Letting Law off the Hook

[I am aware this post is fairly terrible, but I’ve been trying to write it for ages and so I’m just putting it out as is, so that I can move onto more productive things]

I was chatting with China Miéville a few weeks ago and we got talking – for a little bit – about Agamben. China mentioned that when Homo Sacer first came out he was very excited about it but that as time went by he grew dissatisfied by the way that his conception of the ‘state of exception’ seemed to ‘excuse’ law of its complicity in processes of domination. I mention this not in order to name drop but because I don’t want this post to seem like I’m claiming all the credit for what follows.

Anyway, I found this argument interesting and decided to re-read Fleur Johns’ article on the subject ‘Guantanamo Bay and the Annihilation of the Exception’[1], here I want to engage with some of the points made by Johns and make a more general consideration of Agamben’s argument. The heart of the problem identified by critics such as Johns is that in choosing to focus on and characterise certain situations as ‘states of exception’ in which there is no law Agamben misses the way that law is complicit with relationships of extreme exploitation and domination.
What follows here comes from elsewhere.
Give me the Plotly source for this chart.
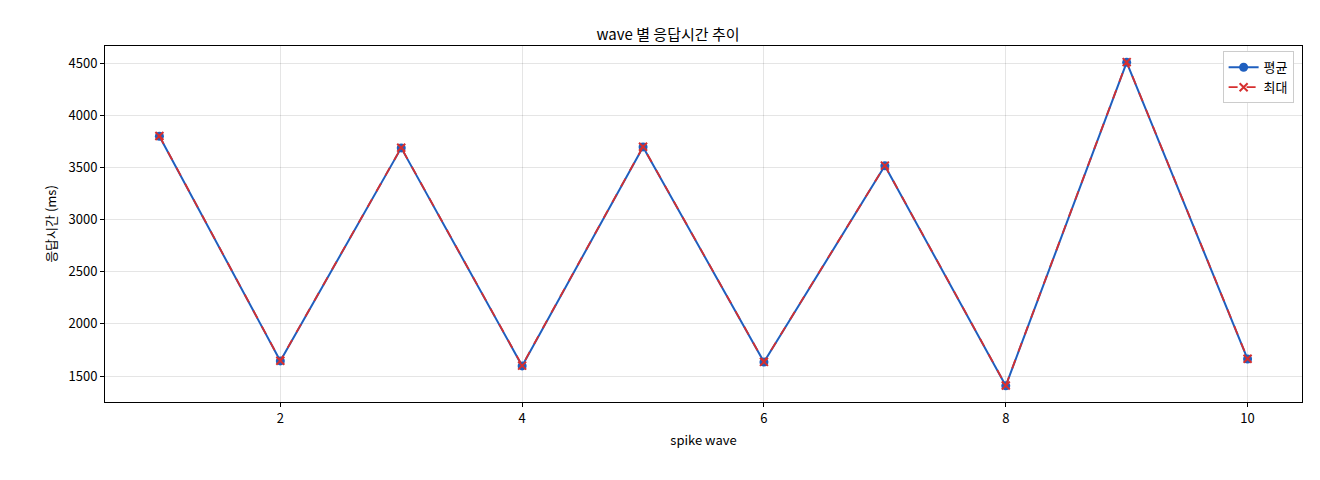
import plotly.graph_objects as go

waves = [1, 2, 3, 4, 5, 6, 7, 8, 9, 10]
avg_ms = [3800, 1645, 3688, 1597, 3697, 1634, 3516, 1406, 4508, 1663]
max_ms = [3802, 1647, 3690, 1600, 3699, 1636, 3518, 1409, 4510, 1665]

FONT = "Noto Sans CJK KR"
fig = go.Figure()
fig.add_trace(go.Scatter(x=waves, y=avg_ms, mode="lines+markers", name="평균",
                         line=dict(color="#1f5fbf", width=2),
                         marker=dict(symbol="circle", size=9, color="#1f5fbf")))
fig.add_trace(go.Scatter(x=waves, y=max_ms, mode="lines+markers", name="최대",
                         line=dict(color="#d62f2f", width=1.8, dash="dash"),
                         marker=dict(symbol="x-thin", size=8, color="#d62f2f",
                                     line=dict(color="#d62f2f", width=2))))
axis = dict(showline=True, linecolor="black", linewidth=1, mirror=True,
            ticks="outside", ticklen=4, tickcolor="black",
            showgrid=True, gridcolor="rgba(0,0,0,0.1)", zeroline=False,
            tickfont=dict(size=13, color="black"))
fig.update_layout(
    width=1320, height=480, paper_bgcolor="white", plot_bgcolor="white",
    font=dict(family=FONT, size=13, color="black"),
    margin=dict(l=97, r=26, t=38, b=86),
    title=dict(text="wave 별 응답시간 추이", x=0.5, xanchor="center", y=0.955,
               font=dict(size=15)),
    xaxis=dict(axis, range=[0.55, 10.45], tickvals=[2, 4, 6, 8, 10],
               title=dict(text="spike wave", font=dict(size=13), standoff=10)),
    yaxis=dict(axis, range=[1251, 4665], tickvals=[1500, 2000, 2500, 3000, 3500, 4000, 4500],
               title=dict(text="응답시간 (ms)", font=dict(size=13), standoff=8)),
    legend=dict(x=0.993, y=0.985, xanchor="right", yanchor="top",
                bordercolor="#cccccc", borderwidth=1, bgcolor="white",
                font=dict(size=13)),
    showlegend=True,
)
fig.write_html("out.html")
Johns takes the example of Guantánamo, which Agamben has characterised as a modern example of the state of exception made permanent. Johns notes that if we examine the regime at Guantánamo what we actually find is an excess of law:

Far from a space of ‘utter lawlessness’ then, one finds in Guantánamo Bay a space filled to the brim with expertise, procedure, scrutiny and analysis. Amid the work of the Military Commissions, the Administrative Review Board, the Combatant Status Review Tribunal and the other inquiries mentioned above, it is not upholding the rule of law that seems tricky. Rather it is the possibility of encountering the yet-to-be governed exception that seems difficult to contemplate.[2]

This point doesn’t just extend to Guantánamo however. The war on terror is often characterised as one giant exception – in which a number of individuals exist in a lawless zone, where anything can be done to them. But this does seem to miss the way in which strenuous efforts have been made to justify these actions legally (torture is a very good example here) and the role that imperial lawyers have played in justifying the actions of (particularly) the United States. Of course, it might be objected that although there are claims of legality these remain just that – simply claims. I think this is a difficult argument to mount. It relies on being able to distinguish between ‘true’ and ‘false’ assertions of legal argument. Furthermore, one of the key characteristics of a state exception seems to be that it is proclaimed as such.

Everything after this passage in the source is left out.